Divine Image and Eros

Father Kenneth Tanner wrote:

Every person is made in the image of the One who made all things and so creative energy resides at the center of every person. We are made in the image of the maker to participate in begetting: to make people, places, and things. This is the sacred work of every person. Know yourself as a daughter or son of the Creator and so “bear much fruit” as an artist made in the image of The Artist. Go forth and make disciples, make a garden, make music, make peace, forge spears into pruning hooks, forge friendships, sculpt families and communities, paint a better picture of God’s good world, imagine a future blessed by sacrificial love, make things well, make things whole, make things beautiful. The kingdom of heaven is within you.

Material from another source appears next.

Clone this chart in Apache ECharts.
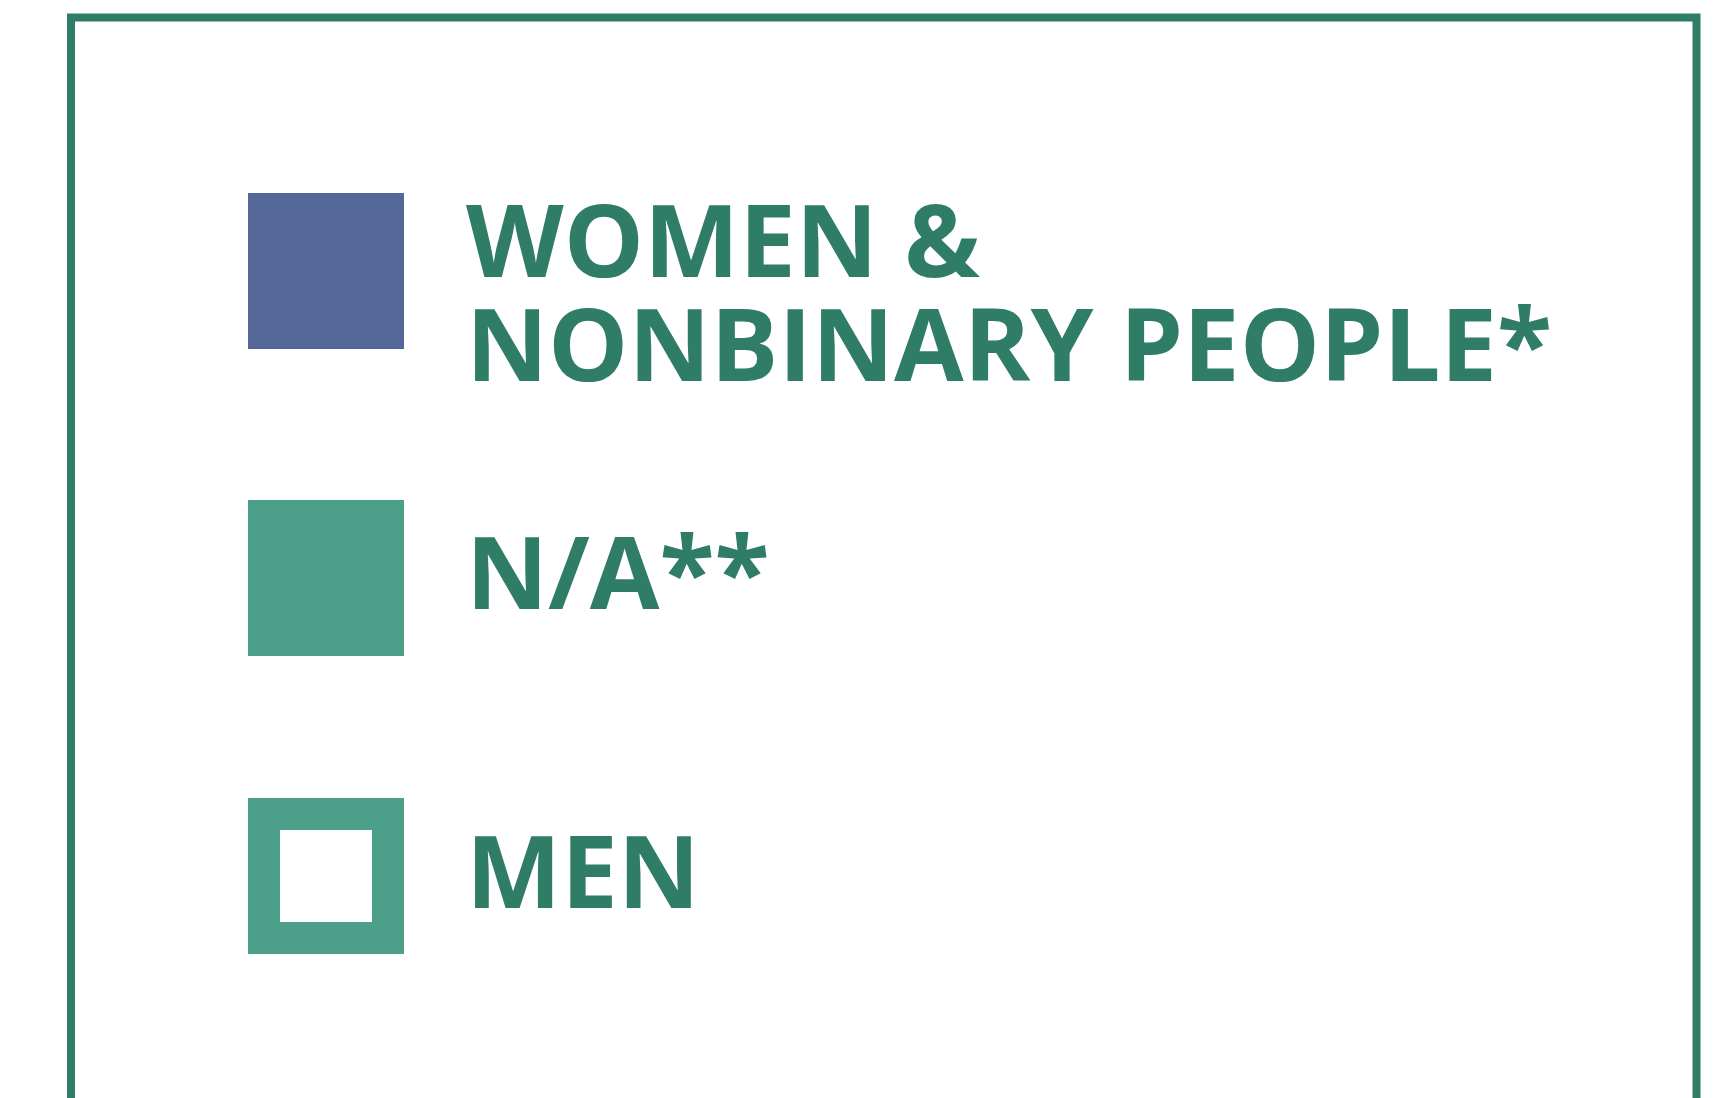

What he is describing is an aspect of what the Fathers would call eros.

It’s unfortunate that in modern English the words eros and erotic are used exclusively to describe sex. The word has a much more profound meaning: the love that longs for union, the love that, in uniting, creates and brings things to birth.

Metropolitan Hierotheos writes:

In his homilies, St John Chrysostom speaks about eros for human things, and he often compares and contrasts it with divine eros – eros for God. Divine eros is not human in origin, but divine, which is why Chrysostom speaks of a ‘wound’ of man, from God: ‘I am wounded with longing for God…’

Divine eros is not of psychological origin, nor is it to be mixed up with physical eros. It has another origin: It is an energy of the Grace of God, it is the result of the purity of man, and of God grabbing man’s nous.

There are many ways in which the eros of man for God can be expressed. One such form is longing. Man feels unbearable longing for God and wants to unite with Him.”

— More at Divine Eros According to Saint John Chrysostom

We are familiar with the healthy, blessed divine-human eros that draws a man and woman to unite and to bring forth new life: union and creation go together.

And we have at least read about the longing of the soul for God: “My soul languishes for Your salvation; I wait for Your word… I stretch out my hands to You; My soul longs for You, as a parched land… O God, You are my God; I shall seek You earnestly; My soul thirsts for You, my flesh yearns for You, In a dry and weary land where there is no water” (Ps 119:81; 143:6; 63:1).

The artist or poet or musician knows this longing, too: The soul’s need to create. It is an energy of God that drives the artist. The soul who is compelled to make peace, to unite those who are divided, or to bring the mercy of God to the hungry or wounded – this person is experiencing, by grace, the divine energy of eros which seeks to unite mankind to God, and to manifest the Kingdom of God here and now.